Bahasa inklusif juga mengajarkan kepada semua siswa bahwa keberagaman adalah hal yang harus dihormati dan diterima. Ini mendorong empati, mengurangi prasangka, dan membantu membangun lingkungan sekolah yang lebih positif dan suportif. Penggunaan bahasa yang menghormati dapat membantu menciptakan budaya di mana semua siswa merasa diterima dan didorong untuk mencapai potensi penuh mereka.

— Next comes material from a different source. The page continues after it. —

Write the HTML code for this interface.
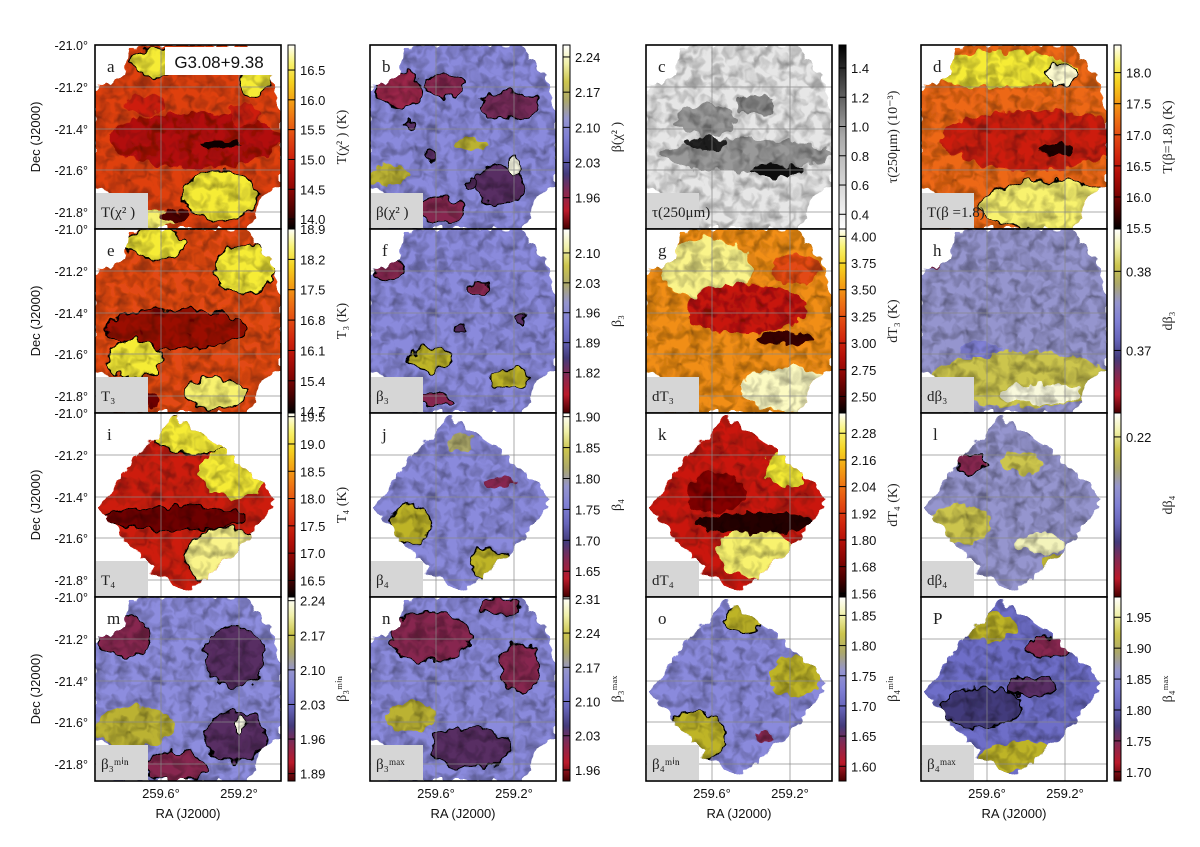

Memperbarui Materi Pembelajaran
Sudah saatnya penyedia buku pelajaran dan penerbit di Indonesia melakukan refleksi dan revisi besar-besaran terhadap materi yang mereka terbitkan. Bahasa yang tidak inklusif seperti "cacat" harus dihapus dari buku pelajaran dan digantikan dengan istilah yang lebih empatik dan menghormati martabat semua individu. Penerbit perlu melibatkan para ahli pendidikan inklusif dan praktisi yang peka terhadap isu-isu ini dalam proses penyusunan dan peninjauan ulang konten.
Pemerintah juga memiliki peran penting. Sebagai pengawas dan penentu kebijakan pendidikan nasional, Kementerian Pendidikan dan Kebudayaan harus memastikan bahwa semua materi pembelajaran yang digunakan di sekolah-sekolah sudah sesuai dengan prinsip-prinsip inklusif. Pedoman dan aturan yang jelas harus diterbitkan untuk mendorong dan mewajibkan penggunaan bahasa yang inklusif di semua materi pendidikan.
Selain itu, sekolah dan guru juga harus lebih kritis terhadap materi pembelajaran yang mereka gunakan. Mereka memiliki kekuatan untuk memilih dan menilai apakah buku pelajaran yang digunakan sudah sesuai dengan semangat inklusif yang ingin dicapai. Guru juga harus diberi pelatihan yang tepat agar mampu mengajarkan konsep inklusivitas ini dengan baik.
Membangun Pendidikan yang Lebih Inklusif Melalui Bahasa
Bahasa adalah cerminan dari sikap dan nilai-nilai kita. Ketika kita masih menggunakan istilah yang merendahkan dan tidak inklusif, kita mengirimkan pesan yang salah kepada generasi muda kita. Pendidikan yang adil dan inklusif dimulai dari hal-hal sederhana, seperti penggunaan kata-kata yang menghormati dan memberdayakan semua individu.
Kita memiliki tanggung jawab untuk memastikan bahwa setiap kata yang digunakan dalam pendidikan mencerminkan penghormatan dan pengakuan terhadap martabat setiap anak. Mari kita tinggalkan istilah seperti "cacat" di masa lalu, dan bersama-sama menciptakan lingkungan belajar yang inklusif dan empatik bagi semua anak. Sudah waktunya kita bergerak menuju masa depan yang lebih baik, di mana setiap anak merasa diterima, dihargai, dan didorong untuk menjadi yang terbaik.